"""

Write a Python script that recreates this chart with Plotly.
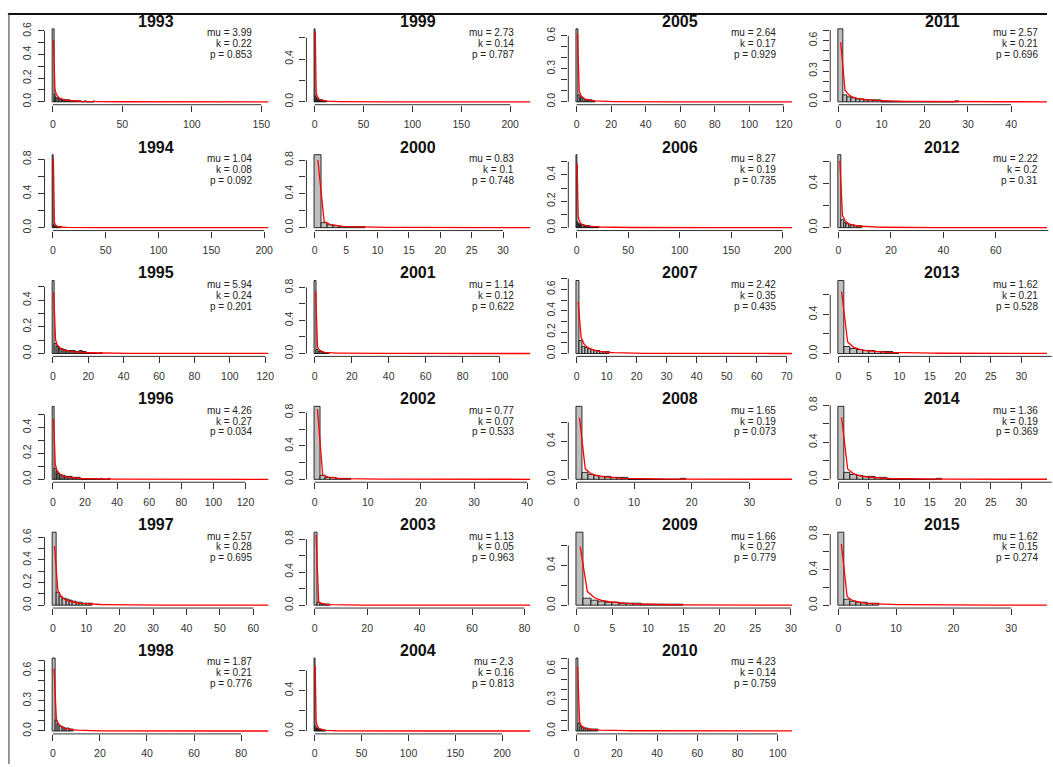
import numpy as np
import plotly.graph_objects as go
from math import lgamma, log, exp

W, H = 1053, 767

years = [1993, 1994, 1995, 1996, 1997, 1998,
         1999, 2000, 2001, 2002, 2003, 2004,
         2005, 2006, 2007, 2008, 2009, 2010,
         2011, 2012, 2013, 2014, 2015]
mu_vals = [3.99, 1.04, 5.94, 4.26, 2.57, 1.87,
           2.73, 0.83, 1.14, 0.77, 1.13, 2.3,
           2.64, 8.27, 2.42, 1.65, 1.66, 4.23,
           2.57, 2.22, 1.62, 1.36, 1.62]
k_vals = [0.22, 0.08, 0.24, 0.27, 0.28, 0.21,
          0.14, 0.1, 0.12, 0.07, 0.05, 0.16,
          0.17, 0.19, 0.35, 0.19, 0.27, 0.14,
          0.21, 0.2, 0.21, 0.19, 0.15]
p_vals = [0.853, 0.092, 0.201, 0.034, 0.695, 0.776,
          0.787, 0.748, 0.622, 0.533, 0.963, 0.813,
          0.929, 0.735, 0.435, 0.073, 0.779, 0.759,
          0.696, 0.31, 0.528, 0.369, 0.274]

# last histogram break (max count) per panel
x_max = [149, 196, 117, 129, 62, 88,
         212, 33, 112, 39, 79, 221,
         120, 201, 69, 36, 29, 103,
         48, 79, 34, 34, 36]
x_step = [50, 50, 20, 20, 10, 20,
          50, 5, 20, 10, 20, 50,
          20, 50, 10, 10, 5, 20,
          10, 20, 5, 5, 10]
y_step = [0.1, 0.2, 0.1, 0.1, 0.1, 0.1,
          0.2, 0.2, 0.2, 0.2, 0.2, 0.2,
          0.1, 0.1, 0.1, 0.2, 0.2, 0.1,
          0.1, 0.2, 0.2, 0.2, 0.2]
y_label_every = [2, 2, 2, 2, 2, 3,
                 2, 2, 2, 2, 2, 2,
                 3, 2, 2, 2, 2, 3,
                 3, 2, 2, 2, 2]

# histogram densities (unit-width bins starting at 0)
bars_1993 = [0.615, 0.062, 0.042, 0.032, 0.026, 0.022, 0.019, 0.016, 0.014, 0.012, 0.011, 0.010, 0.009, 0.008,
             0.007, 0.006, 0.006, 0.005, 0.004, 0.004, 0.003, 0, 0, 0.003, 0, 0, 0, 0, 0, 0.003]
bars_1994 = [0.85, 0.03, 0.018, 0.012, 0.009, 0.007, 0.005, 0.004]
bars_1995 = [0.545, 0.07, 0.05, 0.042, 0.036, 0.031, 0.028, 0.025, 0.022, 0.02, 0.018, 0.017, 0.016, 0.014,
             0.013, 0.02, 0.022, 0.011, 0.008, 0.006, 0, 0, 0, 0, 0, 0, 0, 0.006]
bars_1996 = [0.56, 0.085, 0.058, 0.046, 0.038, 0.032, 0.028, 0.025, 0.022, 0.02, 0.018, 0.016, 0.014, 0.012,
             0.011, 0.01, 0.009, 0.007, 0, 0, 0, 0, 0, 0, 0, 0, 0, 0, 0, 0, 0.004, 0, 0, 0, 0, 0.004]
bars_1997 = [0.643, 0.11, 0.08, 0.06, 0.046, 0.036, 0.029, 0.023, 0.019, 0.016, 0.013, 0.01]
bars_1998 = [0.72, 0.1, 0.062, 0.046, 0.036, 0.028, 0.021, 0.017, 0.013]
bars_1999 = [0.68, 0.05, 0.032, 0.024, 0.019, 0.015, 0.013, 0.011, 0.01, 0.009, 0.008, 0.007, 0.006]
bars_2000 = [0.86, 0.05, 0.026, 0.018, 0.012, 0.009, 0.007, 0.005]
bars_2001 = [0.88, 0.04, 0.02, 0.013, 0.009, 0.007, 0.005, 0.004]
bars_2002 = [0.87, 0.04, 0.02, 0.013, 0.009, 0.007, 0.005]
bars_2003 = [0.88, 0.03, 0.015, 0.01, 0.007, 0.005]
bars_2004 = [0.72, 0.05, 0.03, 0.022, 0.017, 0.013, 0.011, 0.009, 0.008, 0.007, 0.006, 0.005]
bars_2005 = [0.66, 0.06, 0.038, 0.028, 0.022, 0.018, 0.015, 0.012, 0.01, 0.009, 0.008]
bars_2006 = [0.55, 0.045, 0.03, 0.024, 0.02, 0.018, 0.016, 0.014, 0.013, 0.012, 0.011, 0.01, 0.009, 0.008,
             0.008, 0.007, 0.007, 0.006, 0.006, 0.005, 0.005, 0.004]
bars_2007 = [0.68, 0.115, 0.062, 0.05, 0.04, 0.034, 0.026, 0.021, 0.017, 0.014, 0.012]
bars_2008 = [0.766, 0.07, 0.045, 0.035, 0.028, 0.022, 0.018, 0.015, 0.012, 0, 0, 0, 0, 0, 0, 0, 0, 0, 0.006]
bars_2009 = [0.73, 0.066, 0.042, 0.034, 0.028, 0.022, 0.018, 0.015, 0.012, 0.01, 0.008, 0.007, 0.006, 0.005,
             0.006]
bars_2010 = [0.70, 0.07, 0.045, 0.033, 0.027, 0.022, 0.019, 0.016, 0.014, 0.012, 0.011]
bars_2011 = [0.71, 0.065, 0.045, 0.035, 0.028, 0.023, 0.019, 0.016, 0.013, 0.011, 0, 0, 0, 0, 0, 0, 0, 0,
             0, 0, 0, 0, 0, 0, 0, 0, 0, 0.004]
bars_2012 = [0.66, 0.07, 0.045, 0.034, 0.027, 0.022, 0.018, 0.015, 0.013]
bars_2013 = [0.745, 0.068, 0.044, 0.035, 0.029, 0.024, 0.019, 0.015, 0.012, 0.01]
bars_2014 = [0.785, 0.07, 0.05, 0.04, 0.03, 0.025, 0.02, 0.016, 0, 0, 0, 0, 0, 0, 0, 0, 0.006]
bars_2015 = [0.82, 0.06, 0.04, 0.03, 0.024, 0.019, 0.015]

all_bars = [bars_1993, bars_1994, bars_1995, bars_1996, bars_1997, bars_1998,
            bars_1999, bars_2000, bars_2001, bars_2002, bars_2003, bars_2004,
            bars_2005, bars_2006, bars_2007, bars_2008, bars_2009, bars_2010,
            bars_2011, bars_2012, bars_2013, bars_2014, bars_2015]


def nb_pmf(x, mu, k):
    # fitted negative binomial (size k, mean mu) shown as the red line
    return exp(lgamma(x + k) - lgamma(k) - lgamma(x + 1)
               + k * log(k / (k + mu)) + x * log(mu / (k + mu)))


FONT = "Liberation Sans, Arial, Helvetica, sans-serif"
AX = "#333333"
TICK_FS = 10.5

# layout geometry (pixels)
COL_LEFT = 44.8
COL_STEP = 263.4
PW = 225.0
ROW_BOTTOM = 99.0
ROW_STEP = 127.5
PH = 79.5

fig = go.Figure()
shapes = []
annotations = []

for i, yr in enumerate(years):
    col, row = i // 6, i % 6
    n = i + 1
    xa = "x" if n == 1 else f"x{n}"
    ya = "y" if n == 1 else f"y{n}"

    left = COL_LEFT + col * COL_STEP
    right_full = left + PW
    right = min(right_full, W)
    bottom = ROW_BOTTOM + row * ROW_STEP
    top = bottom - PH

    R = x_max[i]
    xr0 = -0.04 * R
    xr1_full = 1.04 * R
    xr1 = xr0 + (xr1_full - xr0) * (right - left) / PW

    bars = all_bars[i]
    ymax = max(bars)
    yr0, yr1 = -0.04 * ymax, 1.04 * ymax

    dx0, dx1 = left / W, right / W
    dy0, dy1 = 1 - bottom / H, 1 - top / H

    xt_all = list(np.arange(0, xr1_full + 1e-9, x_step[i]))
    xt = [v for v in xt_all if v <= xr1]
    yt = list(np.round(np.arange(0, yr1 + 1e-9, y_step[i]), 2))
    ytxt = [f"{v:.1f}" if j % y_label_every[i] == 0 else "" for j, v in enumerate(yt)]

    centers = [b + 0.5 for b in range(len(bars))]
    fig.add_trace(go.Bar(x=centers, y=bars, width=1.0,
                         marker=dict(color="#BEBEBE", line=dict(color="black", width=0.8)),
                         xaxis=xa, yaxis=ya, showlegend=False, hoverinfo="skip"))

    xs = np.arange(0, int(1.15 * R) + 2)
    fig.add_trace(go.Scatter(x=xs + 0.5, y=[nb_pmf(v, mu_vals[i], k_vals[i]) for v in xs],
                             mode="lines", line=dict(color="#FF0000", width=1.3),
                             xaxis=xa, yaxis=ya, showlegend=False, hoverinfo="skip"))

    fig.layout[("xaxis" if n == 1 else f"xaxis{n}")] = dict(
        domain=[dx0, dx1], range=[xr0, xr1], anchor=ya,
        tickvals=xt, ticktext=[str(int(v)) for v in xt],
        ticks="outside", ticklen=6, tickwidth=1, tickcolor=AX,
        showline=False, showgrid=False, zeroline=False,
        tickfont=dict(family=FONT, size=TICK_FS, color=AX), ticklabelstandoff=4)
    fig.layout[("yaxis" if n == 1 else f"yaxis{n}")] = dict(
        domain=[dy0, dy1], range=[yr0, yr1], anchor=xa,
        tickvals=yt, ticktext=ytxt, tickangle=-90,
        ticks="outside", ticklen=6, tickwidth=1, tickcolor=AX,
        showline=False, showgrid=False, zeroline=False,
        tickfont=dict(family=FONT, size=TICK_FS, color=AX), ticklabelstandoff=2)

    def px_x(v):
        return dx0 + (v - xr0) / (xr1 - xr0) * (dx1 - dx0)

    def py_y(v):
        return dy0 + (v - yr0) / (yr1 - yr0) * (dy1 - dy0)

    # R-style axis lines spanning first to last tick
    shapes.append(dict(type="line", xref="paper", yref="paper",
                       x0=px_x(xt_all[0]), x1=px_x(xt_all[-1]), y0=dy0, y1=dy0,
                       line=dict(color=AX, width=1)))
    shapes.append(dict(type="line", xref="paper", yref="paper",
                       x0=dx0, x1=dx0, y0=py_y(yt[0]), y1=py_y(yt[-1]),
                       line=dict(color=AX, width=1)))

    # title
    annotations.append(dict(text=f"<b>{yr}</b>", xref="paper", yref="paper",
                            x=(left + PW / 2) / W, y=1 - (bottom - 84.5) / H,
                            xanchor="center", yanchor="middle", showarrow=False,
                            font=dict(family=FONT, size=16, color="#111111")))
    # stats
    for j, txt in enumerate([f"mu = {mu_vals[i]}", f"k = {k_vals[i]}", f"p = {p_vals[i]}"]):
        annotations.append(dict(text=txt, xref="paper", yref="paper",
                                x=(right_full - 14) / W, y=1 - (bottom - 73 + 11 * j) / H,
                                xanchor="right", yanchor="middle", showarrow=False,
                                font=dict(family=FONT, size=10, color="#222222")))

# frame remnants of the original screenshot
shapes.append(dict(type="rect", xref="paper", yref="paper", x0=0, x1=1, y0=1 - 6 / H, y1=1,
                   fillcolor="white", line=dict(width=0), layer="above"))
shapes.append(dict(type="line", xref="paper", yref="paper", x0=8 / W, x1=1, y0=1 - 7 / H, y1=1 - 7 / H,
                   line=dict(color="#111111", width=2), layer="above"))
shapes.append(dict(type="line", xref="paper", yref="paper", x0=9 / W, x1=9 / W, y0=0, y1=1 - 7 / H,
                   line=dict(color="#555555", width=1.2), layer="above"))

fig.update_layout(width=W, height=H, margin=dict(l=0, r=0, t=0, b=0),
                  paper_bgcolor="white", plot_bgcolor="white",
                  shapes=shapes, annotations=annotations, bargap=0,
                  font=dict(family=FONT))

fig.write_html("out.html")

"""

### Task prompt
Pictures are excluded: retype only the lines from the beginning of the listing above through the line with "W, H = 1053, 767", both included.

### Full response
Write a Python script that recreates this chart with Plotly.
import numpy as np
import plotly.graph_objects as go
from math import lgamma, log, exp

W, H = 1053, 767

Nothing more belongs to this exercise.